The release is published openly because the underlying methodology — stage cheap techniques in front of expensive ones, validate symbolic claims on real binaries — is worth being part of the public conversation about how small labs can credibly contribute to binary security research. The exact code is secondary to the layout.

Engagement

Patches and issues are welcome through the GitHub project. Methodology discussion is welcome by written email to the practice. Commercial support is not offered.
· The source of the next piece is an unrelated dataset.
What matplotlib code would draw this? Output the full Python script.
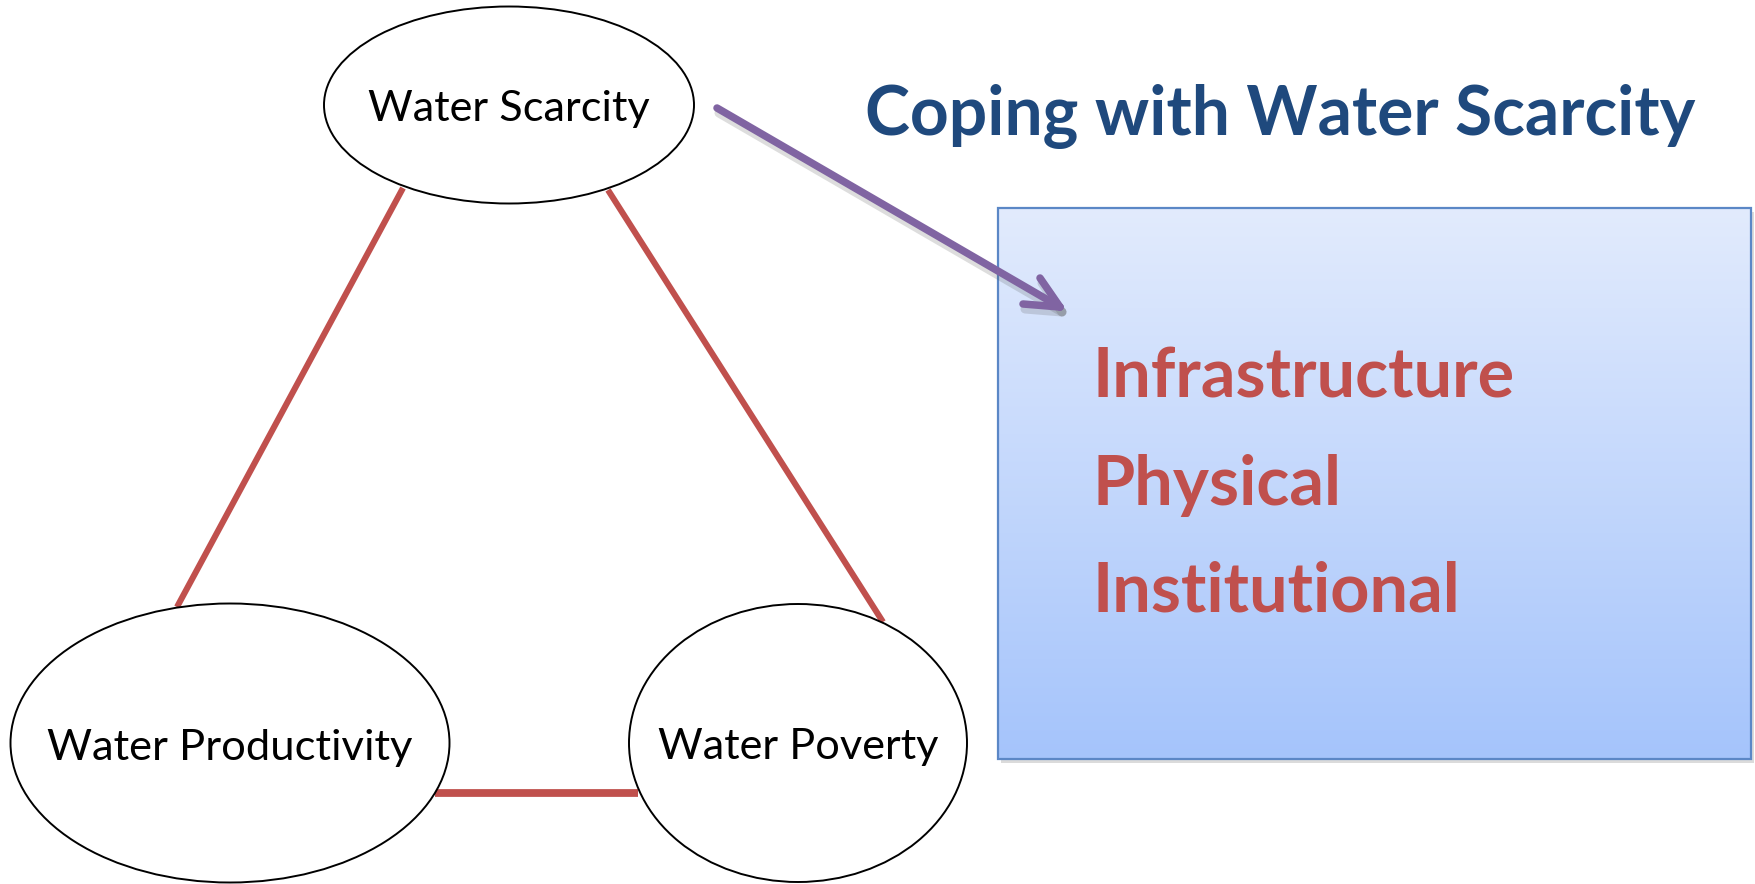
import matplotlib.pyplot as plt
import numpy as np
from matplotlib.patches import Ellipse, Rectangle

# diagram content
nodes = ["Water Scarcity", "Water Productivity", "Water Poverty"]
title = "Coping with Water Scarcity"
options = ["Infrastructure", "Physical", "Institutional"]

# layout in pixels (x right, y down)
node_xy = [(509, 105), (230, 743), (798, 743)]
node_wh = [(370, 197), (439, 279), (338, 278)]
node_base = [121, 760, 759]
node_textw = [281, 364, 280]
links = [((403, 188), (177, 607), 4.4), ((608, 190), (883, 622), 4.4),
         ((435, 793), (638, 793), 5.6)]
box = (998, 208, 1751, 759)
opt_x = 1093
opt_base = [398, 505, 611]

red = "#C0504D"
purple = "#8064A2"
navy = "#1F497D"

fig = plt.figure(figsize=(17.56, 8.84), dpi=100)
ax = fig.add_axes([0, 0, 1, 1])
ax.set_xlim(0, 1756)
ax.set_ylim(884, 0)
ax.axis("off")
renderer = fig.canvas.get_renderer()


def fit(t, width):
    # scale font so the text spans the given pixel width
    w = t.get_window_extent(renderer).width
    t.set_fontsize(t.get_fontsize() * width / w)
    return t.get_fontsize()


# links between nodes
for (p, q, lw) in links:
    ax.plot([p[0], q[0]], [p[1], q[1]], color=red, lw=lw, solid_capstyle="butt", zorder=1)

# nodes
for name, (cx, cy), (w, h), base, tw in zip(nodes, node_xy, node_wh, node_base, node_textw):
    ax.add_patch(Ellipse((cx, cy), w, h, fc="white", ec="black", lw=1.4, zorder=2))
    t = ax.text(cx, base, name, ha="center", va="baseline", fontsize=22,
                family="Lato", color="black", zorder=3)
    fit(t, tw)

# gradient box with shadow
x0, y0, x1, y1 = box
ax.add_patch(Rectangle((x0 + 3, y0 + 4), x1 - x0, y1 - y0, fc="#9a9a9a", ec="none",
                       alpha=0.35, zorder=1))
top = np.array([226, 235, 253]) / 255
bot = np.array([165, 196, 251]) / 255
g = np.linspace(0, 1, 256)[:, None, None]
grad = top * (1 - g) + bot * g
ax.imshow(grad, extent=(x0, x1, y1, y0), aspect="auto", zorder=2, interpolation="bilinear")
ax.add_patch(Rectangle((x0, y0), x1 - x0, y1 - y0, fc="none", ec="#5B87C6", lw=1.6, zorder=3))
ax.set_xlim(0, 1756)
ax.set_ylim(884, 0)

size = None
for name, base in zip(options, opt_base):
    t = ax.text(opt_x, base, name, ha="left", va="baseline", fontsize=40,
                family="Lato", weight="bold", color=red, zorder=4)
    if size is None:
        size = fit(t, 422)
    t.set_fontsize(size)

# title
t = ax.text(865, 135, title, ha="left", va="baseline", fontsize=40,
            family="Lato", weight="bold", color=navy, zorder=4)
fit(t, 830)

# arrow with soft shadow
arrow = [((717, 108), (1060, 307)), ((1060, 307), (1040, 278)), ((1060, 307), (1023, 304))]
for (p, q) in arrow:
    ax.plot([p[0] + 2, q[0] + 2], [p[1] + 5, q[1] + 5], color="#555555", alpha=0.2,
            lw=6.5, solid_capstyle="round", zorder=4)
for (p, q) in arrow:
    ax.plot([p[0], q[0]], [p[1], q[1]], color=purple, lw=5.4,
            solid_capstyle="round", zorder=5)

plt.savefig("out.png", dpi=100)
Repository & documentation

Source: github.com/jetnoir/metis

The repository ships operational manuals, per-stage references, worked case studies, and third-party notices. Licence is MIT-style; the exact text is in the repository.

Dependencies and credit

Metis sits on top of angr and Z3; the spectral and dataflow stages use NumPy and SciPy; the validation stage uses LLDB and DTrace where available. All of these are the work of their respective authors, used under their own licences. Their inclusion as dependencies should not be read as endorsement of Metis by their maintainers.

Legal note

Metis is published under an MIT-style licence. No warranty is given as to fitness for any particular purpose. Users are responsible for ensuring that their use of the tool complies with applicable law, including the Computer Misuse Act 1990 (England and Wales) and equivalent legislation in their own jurisdiction. The tool is intended for use against systems the user owns or has explicit written authorisation to test.